Zum Verständnis: Es handelte sich um Trainings, die
Herr F. durchführen sollte. Dazu ist es notwendig, dass Teilnehmer und Trainer
zum gleichen Zeitpunkt am gleichen Ort sind. Das ist auch der Fall, wenn man
sich zu einer Besprechung trifft oder einen Termin vereinbart, um bestimmte
Aufgaben gemeinsam mit anderen Kollegen zu erledigen. Für die
Rentenversicherung ein weiteres Indiz für eine Scheinselbständigkeit.
Oft genug steht in den Projektausschreibungen: 100
Prozent vor Ort. Für Projektkunden ist das zunächst einmal bequem,
insbesondere, weil sie die Reisekosten meist nicht bezahlen. Für die
Rentenversicherung ist das ein Argument für Scheinselbständigkeit. Je mehr der
Externe vor Ort beim Kunden ist, desto stärker ist er bei der Organisation des
Kunden eingebunden und nimmt Weisungen entgegen. Dazu gehören auch wöchentliche
Statusreports, das Pflegen von Urlaubslisten und Projektkalender und vieles
mehr.
Die Auftragsdauer spielt keine Rolle
Eine Trainerin, hat für einen fünftägigen Auftrag den Bescheid als scheinselbständig erhalten.

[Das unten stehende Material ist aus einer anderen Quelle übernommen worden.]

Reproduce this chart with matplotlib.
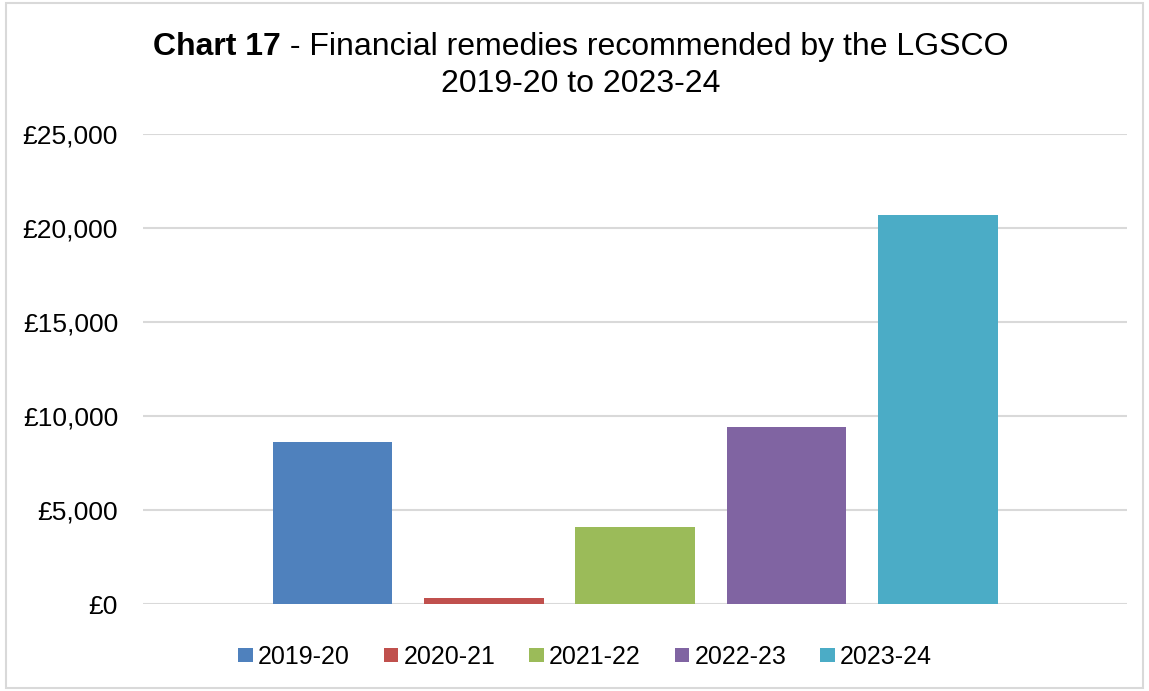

Seit fünf Jahren ist sie selbständig, hat mehrere Statusfeststellungsverfahren
bereits erfolgreich durchgeführt. Ohne, dass sich bei ihr etwas geändert hat,
ist sie nun im Visier der Rentenversicherung.
Zusammenarbeit mit Selbständigen neu gestalten
Eine IT ohne Externe ist kaum vorstellbar. Sie
bringen Knowhow und Flexibilität in die Unternehmen. Schon heute beklagen die
Unternehmen einen Mangel an Fachkräften und müssen geplante Vorhaben
verschieben oder mit gedrosseltem Tempo durchführen. Eine gesetzliche
Festschreibung der heutigen Prüfpraxis der DRV wird dazu führen, dass der
überwiegende Anteil der IT-Selbständigen in der heutigen Form nicht mehr zur
Verfügung steht. Für einen Selbständigen wiederum ist es keine akzeptable
Alternative, einen Auftrag über die Zeitarbeit zu realisieren.
Partner auf Augenhöhe
Die Kunden halten sich mit Protest gegen das
geplante Gesetzvorhaben zurück. Sie wollen nicht in die Schmuddelecke mit
Ausbeutern, Sozialversicherungsbetrügern und Abzockern gestellt werden.
Schließlich soll das Gesetz vor Scheinselbständigkeit schützen. Wieder einmal
kommt es zu einer Kollektivstrafe, weil einige Missbrauch betreiben.